Was als Ausgleichspol und Nebentätigkeit abseits von RAMMSTEIN begann, hat sich mittlerweile zu einer Konstante im Musikkosmos gemausert. Richard Z. Kruspes Zweitspielwiese EMIGRATE veröffentlicht mit „The Persistence Of Memory“ schon Album Nummer vier, auf welchem Ideen der vergangenen 20 Jahre vereint werden. Warum das aber lange nicht heißt, dass es ein Resterampen-Album oder eine B-Seiten-Sammlung von „A Million Degrees“ ist, wollen wir nun ergründen.
EMIGRATE sind grenzenlos
Dass RAMMSTEIN die Massen zu Recht begeistern, ist klar. Genau so klar ist aber auch, dass sich die sechs Musiker in ein enges Korsett zwängen, welches sie nur bedingt ablegen können. Bei EMIGRATE ist das anders. Hier setzt sich Mastermind Kruspe keine Grenzen und lässt seiner Inspiration freien Lauf, was schon zu diversen Featurebeiträgen auf den Vorgängeralben geführt hat, mit Gästen, die man auf solch einem Album nicht zwingend vermuten würde.

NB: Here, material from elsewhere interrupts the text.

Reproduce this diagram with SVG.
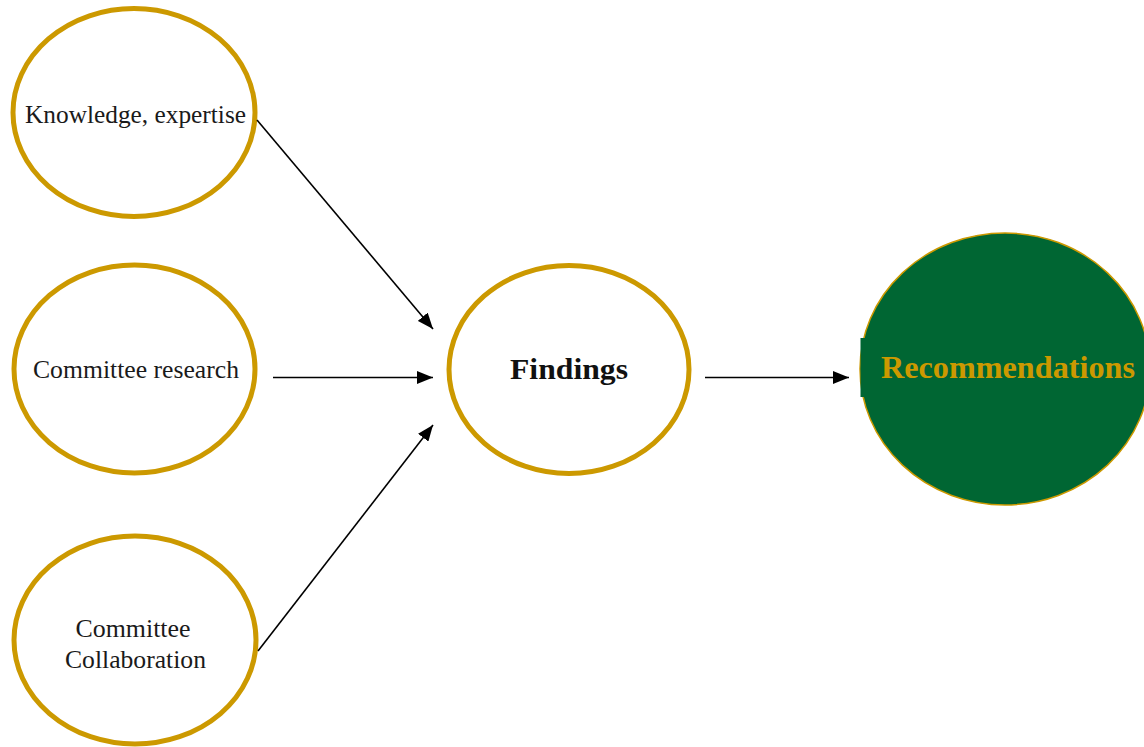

Die Gastparade wurde für „The Persistence Of Memory“ auf ein Feature mit Till Lindemann in „Always On My Mind“ heruntergefahren, ein Stück, das ursprünglich durch ELVIS PRESLEY sehr bekannt wurde. Die Nummer funktioniert gerade deswegen so gut, weil das Duo nicht einfach das Erfolgsrezept ihrer Hauptband kopiert, sondern Lindemann als charismatischer Sänger auf seine Art und Weise für das Stück ein würdiger Presley-Nachfolger ist. Zudem zeigt es, wie sehr Till in der Lage ist, seinen deutschen Akzent im Englischen herunterzufahren, wenn er möchte.
Die Single „Freeze My Mind“ hat in seiner Ursprungsversion schon zwanzig Lenze auf dem Buckel und ist ein stimmiger Industrial-Rocker mit absolut einprägsamer Hook und ebenso einfangenden Strophen. Eine gute Wahl für eine Videoauskopplung. „Yeah Yeah Yeah“ geht zwar im Gesamtkonzept nicht so stark ins Ohr wie die ersten drei Songs, aber er wäre prädestiniert für Liveaufführungen, von denen EMIGRATE sich ja bekanntlich fern hält.
Ein Blumenstrauß emotionaler Melodien
Kruspe erzählte uns im Interview, dass er mit EMIGRATE eigentlich nur Musik macht, wenn es ihm gerade schlecht geht. Das wirkt sich nicht direkt auf die Stimmung des kompletten Albums aus, wird aber in Versatzstücken von Songs wie „Come Over“ deutlich, welche so herrlich melancholisch sind, dass sie zum Träumen einladen. Diese Stimmung wird ebenfalls vom Albumcover reflektiert, das erneut Kruspes Kopf ziert, dieses Mal in Planetengröße im Weltraum.
„You Can’t Run Away“, ebenfalls mit aufwändigem Musikvideo ausgestattet, vermittelt gleichzeitig Hoffnung und Ausweglosigkeit. Diese Gegensätze miteinander zu verbinden, muss auch erst einmal geschafft werden. Das letzte Trio an Songs kann zwar das Niveau der ersten sechs Stücke nicht ganz halten, aber alles in allem schmeißt einen „Let You Go“ am Ende passend raus.
„The Persistence Of Memory“ – Mehr als nur Resterampe
Dafür, dass EMIGRATE eigentlich nur drei, vier neue Songs veröffentlichen wollte, ist mit „The Persistence Of Memory“ eine erstaunlich runde Angelegeheit enstanden und obwohl wir Richard Z. Kruspe natürlich alles Gute wünschen und nicht, dass es ihm schlecht geht, hoffen wir, dass es auf diesem Niveau weiter geht.
Emigrate mal anders….etwas mehr zurückhaltender wie ich finde. Können Songs wie „Freeze my Mind“ oder „I‘m still alive“ noch überzeugen, fallen andere eher ab und sind zum Teil nur Füllmaterial.